— begin —

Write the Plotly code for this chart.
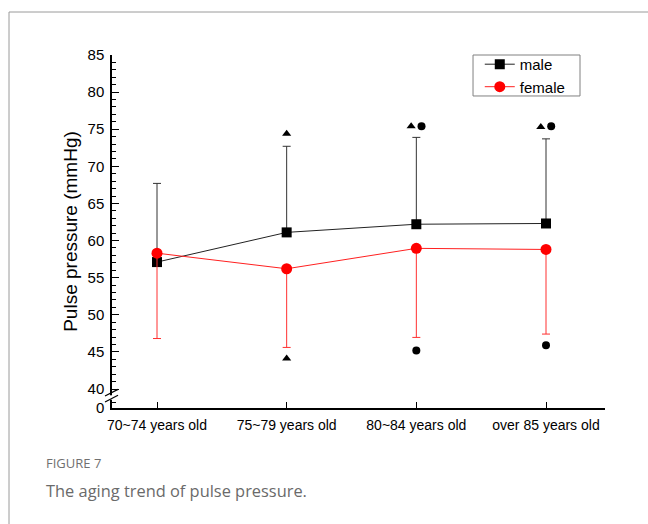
import plotly.graph_objects as go

# Age groups on the x axis
age_groups = ["70~74 years old", "75~79 years old", "80~84 years old", "over 85 years old"]

# Mean pulse pressure (mmHg) and SD shown as one-sided error bars
male_mean = [57.1, 61.1, 62.2, 62.3]
male_sd = [10.6, 11.6, 11.7, 11.4]
female_mean = [58.3, 56.2, 58.95, 58.8]
female_sd = [11.5, 10.6, 12.0, 11.4]

# Significance marks: (group index, side offset, y value)
tri_group = [1, 2, 3, 1]
tri_offset = [0.0, -0.04, -0.04, 0.0]
tri_y = [74.4, 75.4, 75.3, 44.1]
dot_group = [2, 3, 2, 3]
dot_offset = [0.04, 0.04, 0.0, 0.0]
dot_y = [75.4, 75.4, 45.2, 45.9]

# Broken y axis: the "0" label sits just below the 40 tick
y_zero_pos = 37.44
y_top = 85
major_vals = [y_zero_pos] + list(range(40, 86, 5))
major_text = ["0"] + [str(v) for v in range(40, 86, 5)]
minor_vals = [y_zero_pos + 0.75] + [v for v in range(41, 85) if v % 5 != 0]

FONT = "Liberation Sans, Arial, sans-serif"
x_idx = list(range(len(age_groups)))

fig = go.Figure()

fig.add_trace(go.Scatter(
    x=x_idx, y=male_mean, mode="lines+markers", name="male",
    line=dict(color="#222222", width=1),
    marker=dict(symbol="square", size=10, color="black"),
    error_y=dict(type="data", symmetric=False, array=male_sd,
                 arrayminus=[0] * len(male_sd), color="#333333",
                 thickness=1, width=4),
))
fig.add_trace(go.Scatter(
    x=x_idx, y=female_mean, mode="lines+markers", name="female",
    line=dict(color="#ff2020", width=1),
    marker=dict(symbol="circle", size=11, color="#ff0000"),
    error_y=dict(type="data", symmetric=False, array=[0] * len(female_sd),
                 arrayminus=female_sd, color="#ff3030",
                 thickness=1, width=4),
))
fig.add_trace(go.Scatter(
    x=[g + o for g, o in zip(tri_group, tri_offset)], y=tri_y,
    mode="markers", showlegend=False, hoverinfo="skip",
    marker=dict(symbol="triangle-up", size=8, color="black"),
))
fig.add_trace(go.Scatter(
    x=[g + o for g, o in zip(dot_group, dot_offset)], y=dot_y,
    mode="markers", showlegend=False, hoverinfo="skip",
    marker=dict(symbol="circle", size=8, color="black"),
))

shapes = []
# White gap in the y axis line plus two slashes marking the break
shapes.append(dict(type="rect", xref="paper", yref="y",
                   x0=-0.006, x1=0.006, y0=38.55, y1=39.15,
                   fillcolor="white", line=dict(width=0), layer="above"))
for y0, y1 in [(39.05, 39.95), (38.25, 39.15)]:
    shapes.append(dict(type="line", xref="paper", yref="y",
                       x0=-0.0142, x1=0.0122, y0=y0, y1=y1,
                       line=dict(color="black", width=1.2), layer="above"))
# Legend frame
shapes.append(dict(type="rect", xref="paper", yref="paper",
                   x0=0.7323, x1=0.9493, y0=1.0, y1=0.8839,
                   line=dict(color="#808080", width=1), fillcolor="rgba(0,0,0,0)"))
# Figure frame (left and top rule)
shapes.append(dict(type="line", xref="paper", yref="paper",
                   x0=-0.2089, x1=-0.2089, y0=1.1218, y1=-0.35,
                   line=dict(color="#9a9a9a", width=1)))
shapes.append(dict(type="line", xref="paper", yref="paper",
                   x0=-0.2089, x1=1.1, y0=1.1218, y1=1.1218,
                   line=dict(color="#9a9a9a", width=1)))

annotations = [
    dict(text="FIGURE 7", xref="paper", yref="paper", x=-0.1379, y=-0.155,
         xanchor="left", yanchor="middle", showarrow=False,
         font=dict(family="Open Sans, sans-serif", size=13, color="#707070")),
    dict(text="The aging trend of pulse pressure.", xref="paper", yref="paper",
         x=-0.1379, y=-0.233, xanchor="left", yanchor="middle", showarrow=False,
         font=dict(family="Open Sans, sans-serif", size=16.4, color="#6a6a6a")),
]

fig.update_layout(
    width=648, height=524,
    margin=dict(l=112, r=43, t=55, b=116),
    paper_bgcolor="white", plot_bgcolor="white",
    font=dict(family=FONT, size=14, color="black"),
    showlegend=True,
    legend=dict(x=0.746, y=1.02, xanchor="left", yanchor="top",
                borderwidth=0, bgcolor="rgba(0,0,0,0)",
                font=dict(family=FONT, size=15), tracegroupgap=0,
                itemwidth=30),
    shapes=shapes,
    annotations=annotations,
)

fig.update_xaxes(
    range=[-0.347, 3.455], tickmode="array", tickvals=x_idx, ticktext=age_groups,
    showline=True, linecolor="black", linewidth=1.5, showgrid=False, zeroline=False,
    ticks="inside", ticklen=6, tickcolor="black", tickwidth=1.2,
    tickfont=dict(family=FONT, size=14), ticklabelstandoff=3,
)
fig.update_yaxes(
    range=[y_zero_pos, y_top], tickmode="array", tickvals=major_vals, ticktext=major_text,
    showline=True, linecolor="black", linewidth=1.5, showgrid=False, zeroline=False,
    ticks="inside", ticklen=7, tickcolor="black", tickwidth=1.2,
    minor=dict(tickmode="array", tickvals=minor_vals, ticks="inside", ticklen=4,
               tickcolor="black", tickwidth=1, showgrid=False),
    tickfont=dict(family=FONT, size=15), ticklabelstandoff=3,
    title=dict(text="Pulse pressure (mmHg)", font=dict(family=FONT, size=19), standoff=5),
)

fig.write_html("out.html")
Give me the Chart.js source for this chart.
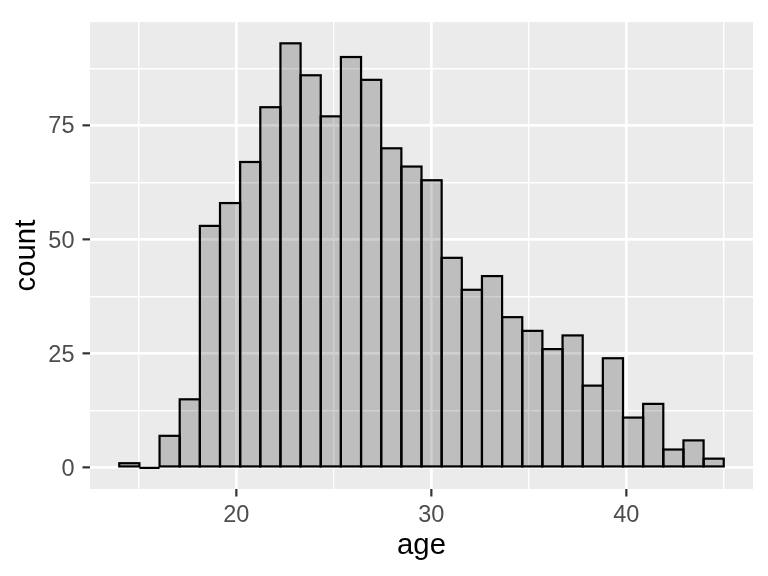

— end —

= Directions =
Repeat the material above in full and exactly, apart from the pictures.

= Output for this exercise =
Write the Plotly code for this chart.
import plotly.graph_objects as go

# Age groups on the x axis
age_groups = ["70~74 years old", "75~79 years old", "80~84 years old", "over 85 years old"]

# Mean pulse pressure (mmHg) and SD shown as one-sided error bars
male_mean = [57.1, 61.1, 62.2, 62.3]
male_sd = [10.6, 11.6, 11.7, 11.4]
female_mean = [58.3, 56.2, 58.95, 58.8]
female_sd = [11.5, 10.6, 12.0, 11.4]

# Significance marks: (group index, side offset, y value)
tri_group = [1, 2, 3, 1]
tri_offset = [0.0, -0.04, -0.04, 0.0]
tri_y = [74.4, 75.4, 75.3, 44.1]
dot_group = [2, 3, 2, 3]
dot_offset = [0.04, 0.04, 0.0, 0.0]
dot_y = [75.4, 75.4, 45.2, 45.9]

# Broken y axis: the "0" label sits just below the 40 tick
y_zero_pos = 37.44
y_top = 85
major_vals = [y_zero_pos] + list(range(40, 86, 5))
major_text = ["0"] + [str(v) for v in range(40, 86, 5)]
minor_vals = [y_zero_pos + 0.75] + [v for v in range(41, 85) if v % 5 != 0]

FONT = "Liberation Sans, Arial, sans-serif"
x_idx = list(range(len(age_groups)))

fig = go.Figure()

fig.add_trace(go.Scatter(
    x=x_idx, y=male_mean, mode="lines+markers", name="male",
    line=dict(color="#222222", width=1),
    marker=dict(symbol="square", size=10, color="black"),
    error_y=dict(type="data", symmetric=False, array=male_sd,
                 arrayminus=[0] * len(male_sd), color="#333333",
                 thickness=1, width=4),
))
fig.add_trace(go.Scatter(
    x=x_idx, y=female_mean, mode="lines+markers", name="female",
    line=dict(color="#ff2020", width=1),
    marker=dict(symbol="circle", size=11, color="#ff0000"),
    error_y=dict(type="data", symmetric=False, array=[0] * len(female_sd),
                 arrayminus=female_sd, color="#ff3030",
                 thickness=1, width=4),
))
fig.add_trace(go.Scatter(
    x=[g + o for g, o in zip(tri_group, tri_offset)], y=tri_y,
    mode="markers", showlegend=False, hoverinfo="skip",
    marker=dict(symbol="triangle-up", size=8, color="black"),
))
fig.add_trace(go.Scatter(
    x=[g + o for g, o in zip(dot_group, dot_offset)], y=dot_y,
    mode="markers", showlegend=False, hoverinfo="skip",
    marker=dict(symbol="circle", size=8, color="black"),
))

shapes = []
# White gap in the y axis line plus two slashes marking the break
shapes.append(dict(type="rect", xref="paper", yref="y",
                   x0=-0.006, x1=0.006, y0=38.55, y1=39.15,
                   fillcolor="white", line=dict(width=0), layer="above"))
for y0, y1 in [(39.05, 39.95), (38.25, 39.15)]:
    shapes.append(dict(type="line", xref="paper", yref="y",
                       x0=-0.0142, x1=0.0122, y0=y0, y1=y1,
                       line=dict(color="black", width=1.2), layer="above"))
# Legend frame
shapes.append(dict(type="rect", xref="paper", yref="paper",
                   x0=0.7323, x1=0.9493, y0=1.0, y1=0.8839,
                   line=dict(color="#808080", width=1), fillcolor="rgba(0,0,0,0)"))
# Figure frame (left and top rule)
shapes.append(dict(type="line", xref="paper", yref="paper",
                   x0=-0.2089, x1=-0.2089, y0=1.1218, y1=-0.35,
                   line=dict(color="#9a9a9a", width=1)))
shapes.append(dict(type="line", xref="paper", yref="paper",
                   x0=-0.2089, x1=1.1, y0=1.1218, y1=1.1218,
                   line=dict(color="#9a9a9a", width=1)))

annotations = [
    dict(text="FIGURE 7", xref="paper", yref="paper", x=-0.1379, y=-0.155,
         xanchor="left", yanchor="middle", showarrow=False,
         font=dict(family="Open Sans, sans-serif", size=13, color="#707070")),
    dict(text="The aging trend of pulse pressure.", xref="paper", yref="paper",
         x=-0.1379, y=-0.233, xanchor="left", yanchor="middle", showarrow=False,
         font=dict(family="Open Sans, sans-serif", size=16.4, color="#6a6a6a")),
]

fig.update_layout(
    width=648, height=524,
    margin=dict(l=112, r=43, t=55, b=116),
    paper_bgcolor="white", plot_bgcolor="white",
    font=dict(family=FONT, size=14, color="black"),
    showlegend=True,
    legend=dict(x=0.746, y=1.02, xanchor="left", yanchor="top",
                borderwidth=0, bgcolor="rgba(0,0,0,0)",
                font=dict(family=FONT, size=15), tracegroupgap=0,
                itemwidth=30),
    shapes=shapes,
    annotations=annotations,
)

fig.update_xaxes(
    range=[-0.347, 3.455], tickmode="array", tickvals=x_idx, ticktext=age_groups,
    showline=True, linecolor="black", linewidth=1.5, showgrid=False, zeroline=False,
    ticks="inside", ticklen=6, tickcolor="black", tickwidth=1.2,
    tickfont=dict(family=FONT, size=14), ticklabelstandoff=3,
)
fig.update_yaxes(
    range=[y_zero_pos, y_top], tickmode="array", tickvals=major_vals, ticktext=major_text,
    showline=True, linecolor="black", linewidth=1.5, showgrid=False, zeroline=False,
    ticks="inside", ticklen=7, tickcolor="black", tickwidth=1.2,
    minor=dict(tickmode="array", tickvals=minor_vals, ticks="inside", ticklen=4,
               tickcolor="black", tickwidth=1, showgrid=False),
    tickfont=dict(family=FONT, size=15), ticklabelstandoff=3,
    title=dict(text="Pulse pressure (mmHg)", font=dict(family=FONT, size=19), standoff=5),
)

fig.write_html("out.html")
Give me the Chart.js source for this chart.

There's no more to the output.